What’s sorrow really, mom? … It’s hurt, sweetie. It’s this really deep grief, usually from losing love in some way, mostly suddenly… and I won’t say it, but it breaks my heart to know that it will happen someday for even my sweet, sweet baby. And another tear falls…
God… how many times have I heard it said, “It’s better to have loved & lost than to never have loved at all”? Well, that may be true, probably it’s true… like the old Garth Brooks song that said, “I could have missed the pain, but I’d have had to miss the dance”. Except when you first feel the pain…. you just think, oh God, I really don’t want this dance… I really can’t do this; this is way too much to ask… Why isn’t it too wrong to ask that I endure this?
This pain… the pain of losing soul deep love… Seemingly snatched so quickly that you struggle to remember that they were real… that you held them, that you saw them, that you heard them… and you think how… how is it possible that they could actually have been here?
How is it possible that they weren’t just a figment of your imagination when you finally realize, when you truly, honestly, completely know … that you will never, ever touch them again… that you will never, ever hear their voice again… that you will never, ever hear them say to you again, I love you… I love you… I love you…
I’m really not sure what the worst of it all is. I can’t quite tell if it’s during the immediate shock of the event that swells my heart into a pillow that suffocates breath or that new quiet of the day that emerges later… the lack of talking about nothing… the no laughing over just dumb or asking, sweetie – what do you think? Maybe that’s the most searing – those new quiet holes… those utterly empty extra minutes.
The fall, when sorrow called again, I switched on the autopilot. Only creativity was exceptional. The anger of pain has always been the most fruitful muse for me. Anger… once again my friend, made words fly through my fingertips faster than I could speak…through the struggle to breathe…and the primal desire to hit things and hurl them and hurt anything…
Grief, like fear, transmutes my normal fire into an inferno, a – set fire to the rain – fury. My inner warrior surges fiercely from me to fight and slash recklessly at the brutal fates; to slay the enemy of dreams, hopes and plans. To demand back what was mine, even while feeling within those pitiable new spaces of my broken heart, that it is only futility I battle.
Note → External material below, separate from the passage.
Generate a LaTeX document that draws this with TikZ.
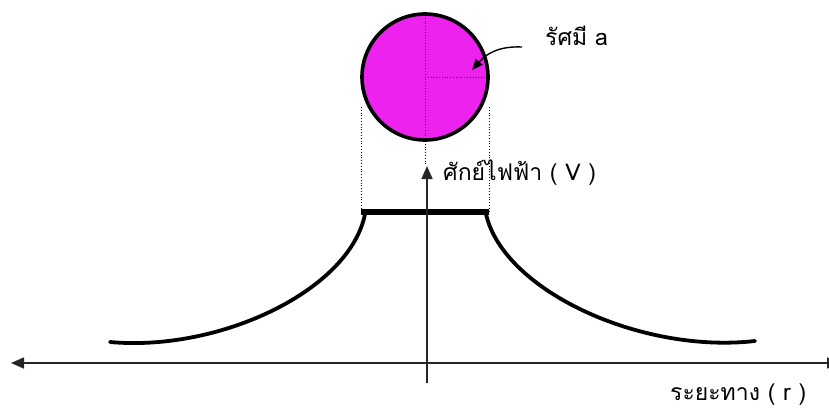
\documentclass[tikz,border=0pt]{standalone}
\usepackage{fontspec}
\setmainfont[Script=Thai]{Loma}
\usetikzlibrary{arrows.meta}
\definecolor{ballmag}{RGB}{238,34,238}
\begin{document}
\begin{tikzpicture}[x=1pt,y=-1pt,
  axis/.style={line width=1.6pt, draw=black!85},
  tip/.style={-{Triangle[length=13pt,width=11pt]}},
  guide/.style={line width=0.8pt, dotted},
  curve/.style={line width=3.8pt, line cap=round},
  lbl/.style={font=\fontsize{23}{26}\selectfont, inner sep=0pt, anchor=west}]
\useasboundingbox (0,0) rectangle (829,412);
% ball
\node[circle, draw, line width=3.6pt, fill=ballmag, minimum size=126pt, inner sep=0pt] (ball) at (425,77) {};
\coordinate (vtop) at (425,165);
\draw[guide] (ball.north) -- (vtop);
\draw[guide] (ball.center) -- (ball.east);
% plateau and curves
\coordinate (pl) at (361,212);
\coordinate (pr) at (489,212);
\coordinate (gl) at (361,107);
\coordinate (gr) at (489,107);
\coordinate (cl) at (110,342);
\coordinate (cr) at (755,341);
\draw[guide] (gl) -- (pl);
\draw[guide] (gr) -- (pr);
\draw[line width=6pt] (pl) -- (pr);
\draw[curve] (365,214) .. controls (350,290) and (220,352) .. (cl);
\draw[curve] (486,214) .. controls (503,290) and (640,354) .. (cr);
% axes
\coordinate (ybot) at (427,383);
\coordinate (ytop) at (427,166);
\draw[axis, tip] (ybot) -- (ytop);
\coordinate (xl) at (11,363);
\coordinate (xr) at (840,363);
\draw[axis, {Triangle[length=13pt,width=11pt]}-{Triangle[length=13pt,width=11pt]}] (xr) -- (xl);
% labels
\node[lbl] (rad) at (545,36) {รัศมี a};
\node[lbl] (pot) at (443,173) {ศักย์ไฟฟ้า ( V )};
\node[lbl] (dist) at (670,395) {ระยะทาง ( r )};
\coordinate (rs) at (522,47);
\coordinate (rt) at (472,70);
\draw[line width=1.4pt, -{Triangle[length=11pt,width=9pt]}] (rs) .. controls (500,46) and (487,53) .. (rt);
\end{tikzpicture}
\end{document}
He knew me… He knew me. Whenever I was rattled, he’d often say, poor bunny, you feel so much, so deeply….And just the sound of his voice saying those words was a comforting balm, a soothing hug. And he was right… I so do and I wonder how do I get myself through this too… Can I?
And then, eventually, reluctantly, I will admit yes, I suppose I will. I always have. It’s not even a choice, I just will. I know all of this; I’ve been on this ride awhile. I know I will slump soon… into a mix of muted warrior inertia.
I’ve lost before. I will breathe… I’ll walk through the motions of normal… in between the bouts of sobs and fury…and repeat, until I get to somewhere around the new normal. My spirit will once again console my heart.
Losses…to accidents or illnesses, those brutally tragic events, or to mental health issues, addiction issues, betrayals and even a great love gone wrong, this pain is the same sorrow. I know it is – I’ve lost people to all of these circumstances. When someone is gone, they’re gone and if you love them, it doesn’t hurt any less.
They’re gone… and that’s all we can feel – for as long as it takes to find our new steps in a changed song, until hopefully one day, we’ll also vaguely realize we’re humming the new melody under our breath.